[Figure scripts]
::::::::

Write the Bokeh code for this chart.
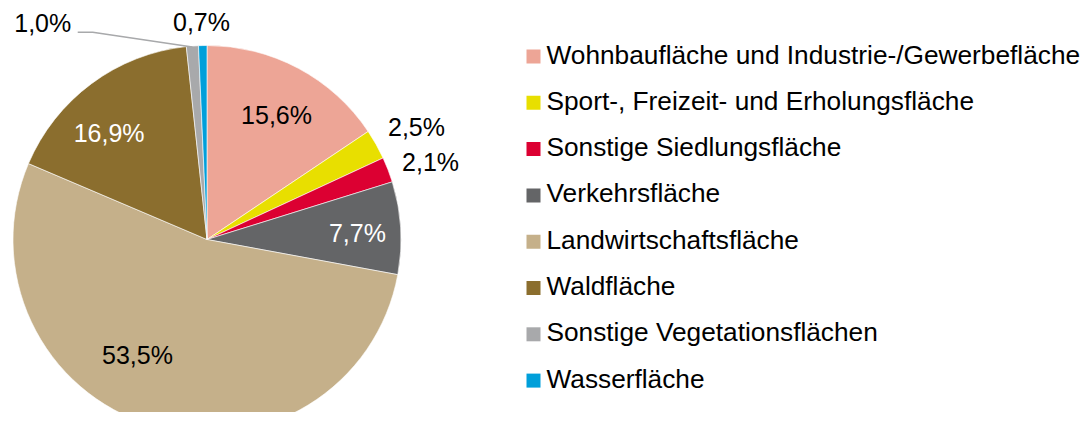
import math
from bokeh.plotting import figure
from bokeh.models import Range1d, ColumnDataSource
from bokeh.core.properties import value
from bokeh.embed import file_html
from bokeh.resources import INLINE

# ---- data ----
categories = [
    "Wohnbaufläche und Industrie-/Gewerbefläche",
    "Sport-, Freizeit- und Erholungsfläche",
    "Sonstige Siedlungsfläche",
    "Verkehrsfläche",
    "Landwirtschaftsfläche",
    "Waldfläche",
    "Sonstige Vegetationsflächen",
    "Wasserfläche",
]
shares = [15.6, 2.5, 2.1, 7.7, 53.5, 16.9, 1.0, 0.7]
share_labels = ["15,6%", "2,5%", "2,1%", "7,7%", "53,5%", "16,9%", "1,0%", "0,7%"]

# ---- styles ----
colors = ["#EDA596", "#E8DF00", "#DC0032", "#646567", "#C5B08A", "#8B6E2E", "#A8A9AB", "#009FDA"]
label_colors = ["#000000", "#000000", "#000000", "#FFFFFF", "#000000", "#FFFFFF", "#000000", "#000000"]
label_rfrac = [0.735, 1.227, 1.219, 0.776, 0.693, 0.745, 1.40, 1.12]
label_ashift = [1.1, 1.0, 2.0, 1.1, 14.4, -6.1, -32.9, -0.2]
FONT = "Liberation Sans"
LABEL_FS = "25px"
LEGEND_FS = "26.25px"

W, H = 1083, 412
CX, CY, R = 206.5, 173.0, 194.0

p = figure(width=W, height=H, output_backend="svg", toolbar_location=None,
           x_range=Range1d(0, W), y_range=Range1d(0, H), min_border=0)
p.axis.visible = False
p.grid.visible = False
p.outline_line_color = None
p.background_fill_color = "white"
p.border_fill_color = "white"

total = sum(shares)
starts, ends, mids = [], [], []
cum = 0.0
for s in shares:
    a0 = math.pi / 2 - 2 * math.pi * cum / total
    cum += s
    a1 = math.pi / 2 - 2 * math.pi * cum / total
    starts.append(a0)
    ends.append(a1)
    mids.append((a0 + a1) / 2)

src = ColumnDataSource(dict(x=[CX] * len(shares), y=[CY] * len(shares),
                            start=starts, end=ends, color=colors))
p.wedge(x="x", y="y", radius=R, start_angle="start", end_angle="end",
        direction="clock", fill_color="color", line_color="white", line_width=0.6,
        source=src)

# labels
lx, ly = [], []
for m, rf, sh in zip(mids, label_rfrac, label_ashift):
    a = m - math.radians(sh)
    lx.append(CX + rf * R * math.cos(a))
    ly.append(CY + rf * R * math.sin(a))
lsrc = ColumnDataSource(dict(x=lx, y=ly, t=share_labels, c=label_colors))
p.text(x="x", y="y", text="t", text_color="c", source=lsrc,
       text_font=value(FONT), text_font_size=LABEL_FS,
       text_align="center", text_baseline="middle")

# leader line for Sonstige Vegetationsflächen (1,0%)
i = 6
ex = CX + R * math.cos(mids[i])
ey = CY + R * math.sin(mids[i])
p.line(x=[lx[i] + 35, lx[i] + 50, ex], y=[ly[i] - 9, ly[i] - 9, ey - 1],
       line_color="#A8A9AB", line_width=1.5)

# legend
leg_x_sq, leg_x_txt, leg_top, leg_step = 533, 546, 356, 46.3
ys = [leg_top - k * leg_step for k in range(len(categories))]
p.scatter(x=[leg_x_sq] * len(categories), y=ys, marker="square", size=14,
          fill_color=colors, line_color=None)
p.text(x=[leg_x_txt] * len(categories), y=[v + 2 for v in ys], text=categories,
       text_font=value(FONT), text_font_size=LEGEND_FS, text_color="#000000",
       text_align="left", text_baseline="middle")

open("out.html", "w").write(file_html(p, INLINE))
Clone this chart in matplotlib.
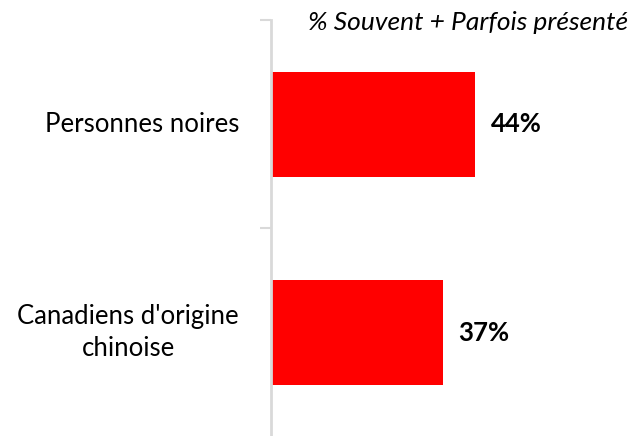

::::::::

The request:
Set out every line from the material that contains the string "chart".

Result below:
Write the Bokeh code for this chart.
Clone this chart in matplotlib.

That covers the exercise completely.